In honor of Maine’s first Dark Sky Week!

Let’s take a moment to appreciate the dark sky, something we might just take for granted here in Maine.

Last year, the Maine Legislature passed a bill to establish a state observance called Dark Sky Week. Here’s the language in the bill: “The 2nd full week in May and the 2nd full week in September of each year is designated as Dark Sky Week to celebrate the dark skies of the State and to bring attention to the effects of artificial light on spring bird migration and the importance of curbing artificial light pollution. The Governor shall issue annually a proclamation inviting and urging citizens and schools to observe each week with appropriate activities and study.”

In honor of Maine’s first official Dark Sky Week, we’re celebrating with an event called Dark Skies over Fields Pond, taking place Friday, May 8, at 7 pm, at our Fields Pond Audubon Center in Holden. The evening will begin with a conversation led by Maine Audubon’s advocacy team, who will talk about our work helping to protect night skies and our wildlife community, and why responsible outdoor lighting matters for wildlife, human health, and the night sky.

We’ll then turn our attention skyward with members of the Penobscot Valley Stargazers, who will guide us through the wonders of the night sky and help us explore constellations, planets, and other celestial sights.

This special event is an opportunity to celebrate advocacy in action, deepen our connection to the natural world after dark, and experience the beauty of Maine’s night skies together. We hope you’ll join us if you can.

For more reflection on the value of darkness, we’ll leave you with a book review from the Winter 2025-26 issue of Habitat Magazine, written by Eric Topper, Maine Audubon Director of Education. In this issue, where we featured staff picks for winter reading, Eric reviewed The Wild Dark: Finding the Night Sky in the Age of Light by Craig Childs (Torrey House Press, Publication: May 2025).

“The Wild Dark, by southwestern U.S. naturalist and self-described ‘anecdotal science writer’ Craig Childs, details an adventure he and a friend take to document their experiences moving through the Bortle scale, a rating system for categorizing the quality of night sky.
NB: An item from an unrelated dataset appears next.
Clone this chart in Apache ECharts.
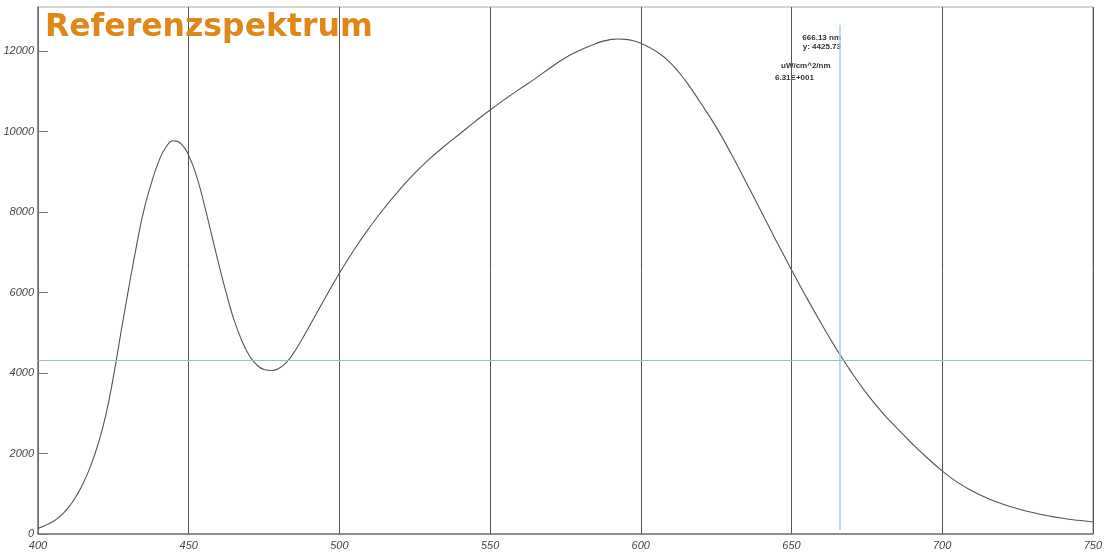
<!DOCTYPE html>
<html>
<head>
<meta charset="utf-8">
<title>Referenzspektrum</title>
<script src="https://cdn.jsdelivr.net/npm/echarts@6/dist/echarts.min.js"></script>
<style>
  html, body { margin: 0; padding: 0; background: #fff; }
  #chart { width: 1105px; height: 552px; }
</style>
</head>
<body>
<div id="chart"></div>
<script>
var wavelengths = [400, 402.5, 405, 407.5, 410, 412.5, 415, 417.5, 420, 422.5, 425, 427.5, 430, 432.5, 435, 437.5,
    440, 442.5, 445, 447.5, 450, 452.5, 455, 457.5, 460, 462.5, 465, 467.5, 470, 472.5, 475, 477.5, 480,
    482.5, 485, 487.5, 490, 495, 500, 505, 510, 515, 520, 525, 530, 535, 540, 545, 550, 555, 560, 565, 570, 575,
    580, 585, 587.5, 590, 592.5, 595, 597.5, 600, 605, 610, 615, 620, 625, 630, 635, 640, 645, 650, 655, 660, 665, 670,
    675, 680, 685, 690, 695, 700, 705, 710, 715, 720, 725, 730, 735, 740, 745, 750];
var intensity = [140, 220, 310, 450, 650, 920, 1260, 1700, 2250, 2955, 3900, 5000, 6070, 7090, 8010, 8690,
    9250, 9620, 9775, 9700, 9410, 8920, 8240, 7470, 6700, 5980, 5330, 4830, 4450, 4210, 4090, 4065, 4120,
    4270, 4520, 4830, 5160, 5830, 6480, 7080, 7620, 8110, 8560, 8970, 9330, 9650, 9950, 10250, 10540, 10810, 11070, 11320, 11590, 11840,
    12030, 12187, 12252, 12291, 12306, 12295, 12260, 12199, 12003, 11700, 11250, 10700, 10120, 9450, 8740, 8010, 7280, 6570, 5880, 5220, 4590, 4010,
    3490, 3030, 2630, 2250, 1895, 1570, 1290, 1070, 890, 745, 630, 535, 455, 390, 340, 300];
var yTicks = [0, 2000, 4000, 6000, 8000, 10000, 12000];
// cursor
var cursorX = 666.13;
var cursorY = 4310;
var cursorTexts = ['666.13 nm', 'y: 4425.73', 'uW/cm^2/nm', '6.31E+001'];

var chart = echarts.init(document.getElementById('chart'));

var points = wavelengths.map(function(w, i) {
    return [w, intensity[i]];
});

var labelFont = {
    color: '#444',
    fontSize: 11,
    fontStyle: 'italic',
    fontFamily: 'Liberation Sans'
};

var option = {
    backgroundColor: '#fff',
    animation: false,
    title: {
        text: 'Referenzspektrum',
        left: 40,
        top: 7,
        textStyle: {
            color: '#DF8718',
            fontSize: 31.5,
            fontWeight: 'bold',
            fontFamily: 'DejaVu Sans'
        }
    },
    grid: {
        left: 38,
        right: 10,
        top: 7,
        bottom: 18,
        show: true,
        borderColor: '#aaa',
        borderWidth: 1
    },
    xAxis: {
        type: 'value',
        min: 400,
        max: 750,
        interval: 50,
        axisLine: { show: true, lineStyle: { color: '#777', width: 1.5 } },
        axisTick: { show: false },
        axisLabel: Object.assign({ margin: 6 }, labelFont),
        splitLine: { show: true, lineStyle: { color: '#555', width: 1 } }
    },
    yAxis: {
        type: 'value',
        min: 0,
        max: 13100,
        interval: 2000,
        axisLine: { show: true, lineStyle: { color: '#777', width: 1.5 } },
        axisTick: {
            show: true,
            inside: true,
            length: 10,
            customValues: yTicks,
            lineStyle: { color: '#777' }
        },
        axisLabel: Object.assign({
            customValues: yTicks,
            margin: 4,
            formatter: function(v) { return String(v); }
        }, labelFont),
        splitLine: { show: false }
    },
    series: [{
        type: 'line',
        data: points,
        smooth: 0.5,
        smoothConstraint: false,
        showSymbol: false,
        lineStyle: { color: '#555', width: 1.1 },
        markLine: {
            silent: true,
            symbol: 'none',
            label: { show: false },
            data: [
                [{ coord: [cursorX, 100], lineStyle: { color: '#9ed2dc', width: 1.5, type: 'solid' } },
                 { coord: [cursorX, 12660] }],
                [{ coord: [400, cursorY], lineStyle: { color: '#96c2bd', width: 1, type: 'solid' } },
                 { coord: [750, cursorY] }]
            ]
        }
    }],
    graphic: [
        { type: 'text', right: 1105 - 841, top: 34, style: { text: cursorTexts[0], fill: '#333', font: 'bold 8px Liberation Sans' } },
        { type: 'text', right: 1105 - 841, top: 43, style: { text: cursorTexts[1], fill: '#333', font: 'bold 8px Liberation Sans' } },
        { type: 'text', left: 781, top: 62, style: { text: cursorTexts[2], fill: '#333', font: 'bold 8px Liberation Sans' } },
        { type: 'text', left: 775, top: 74, style: { text: cursorTexts[3], fill: '#333', font: 'bold 8px Liberation Sans' } }
    ]
};

chart.setOption(option);

window.addEventListener('resize', function() {
    chart.resize();
});
</script>
</body>
</html>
They choose bicycles, fast enough to cover the roughly 150 miles they need, while slow enough for their bodies, minds, and spirits to feel the changes they will encounter. They start at the famous Sphere in Las Vegas and ride north for eight nights, camping in diminishing ambient light measured with sophisticated equipment and naked-eye observation of constellations and the Milky Way. Each night’s campsite is a different Bortle rating, ending in a coveted and internationally-threatened Bortle 1 rating, their target somewhere near the famous Area 51 in the Nevada desert.

“Childs is a fantastic storyteller who skillfully weaves his own experiences with deep research in science, history, and culture. While he pulls no punches about artificial light’s effects on the animal world and our own human nature, there are two other dominant themes he illuminates masterfully. One, that the threat is not the expansion of light, but rather the loss and absence of dark—the stars, what we have come to know from them and all that remains unknown when we can seemingly see everything. Two, as scientists from various disciplines share in interviews with Childs, that restoring dark skies is absolutely achievable in an age of challenges which can seem immeasurable and intractable. There is hope and promise to be gained from looking closely at problems we might solve with the flick of a switch.”